What is burnout, and how can it be avoided?

burnout, work, tired

Been feeling consistently tired, negative or unproductive? How about headachey, or suffering with bowel issues? If the answer is yes to most, or some, of the above, then there’s a strong chance you’re experiencing workplace burnout.


Burnout is a mental health condition that is caused by unresolved or unmanaged workplace stress. Burnout is shockingly common too, with a 2020 survey by Micro Biz Mag showing that 22% of working adults in the UK had experienced it.
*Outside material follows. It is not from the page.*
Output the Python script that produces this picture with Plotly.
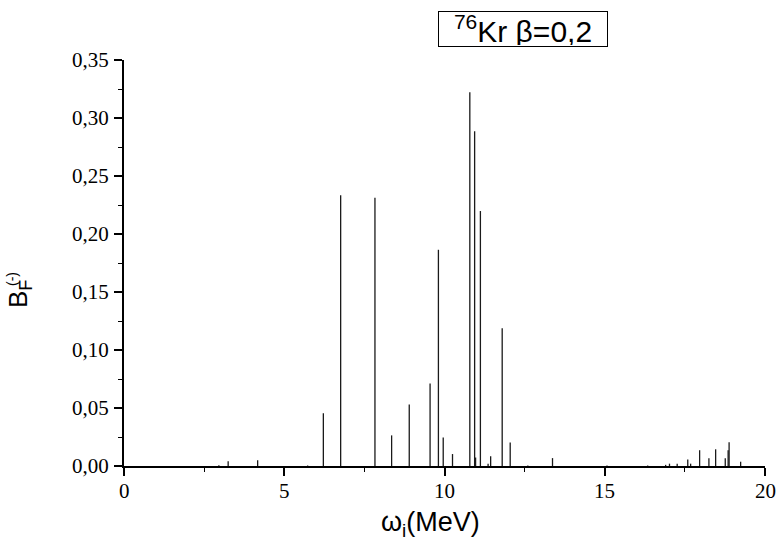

So, what exactly is burnout? The most common symptoms include:

  • Feeling exhausted.
  • Feeling distant from your job and responsibilities at work.
  • Increased negativity and cynicism.
  • More time spent procrastinating.
  • Stress and lack of sleep.
  • Physical symptoms like headaches and bowel issues.


It’s important to note that even the physical symptoms of burnout, uncomfortable as they are, stem from a place of mental pressure. They are absolutely not all in the mind, but strain on the mind is often at the root of the problem.


According to Champion Health, one in five employees suffer with poor mental health at work, with 35% blaming workplace stress. The affects are easy to see, with a Bupa survey showing that 41% of workers were less productive due to stress, while 33% said it made them less engaged, and 15% admitted to looking for a new job.


Knowing that, it’s unsurprising that the key to battling burnout is to look after your mental health as best you can. It’s not all down to you though, in fact burnout is best handled with HR on your side. After all, focusing on symptoms in the short term will just lead to another burnout down the line if the underlying stresses aren’t addressed on an organisational level.


While Bupa found that a disappointing 19% of employers did not have processes in place to aid employee wellbeing, a more encouraging 76% are taking steps to combat stress-related absences and improve mental health at work. Meanwhile, those with a health and wellbeing strategy in place saw productivity improve thanks to their actions.


It’s important to reach out and talk to someone in the organisation if you’re feeling close to burnout. The right support can be vital, but there are also steps you can take to mitigate burnout in the short term:


  • Take regular breaks – You won’t improve your productivity and focus by chaining yourself to the desk.


  • Eat some more of the goods stuff – Adding more vegetables and cutting back on junk food can do a lot to improve mood. It’s tempting to reach for the sugary and fizzy, but they won’t help in the long run.


  • Don’t be afraid of an early night – Sleep is incredibly healing, and you’ll need more of it if you’re feeling stressed. Get to bed an hour earlier and see if it helps.


  • Finish work on time – Working after hours might be great for your inbox, but it can be detrimental in the long term. Take back your personal time, leave at your agreed finishing time, and fill your time with something you enjoy.


  • Learn to spot the signs – If you notice the signs of burnout creeping up on you then take early action.


Doing the above and speaking to the people in charge of your wellbeing at work is the best way to stop burnout from taking hold. Don’t suffer in silence when you can beat burnout ahead of time.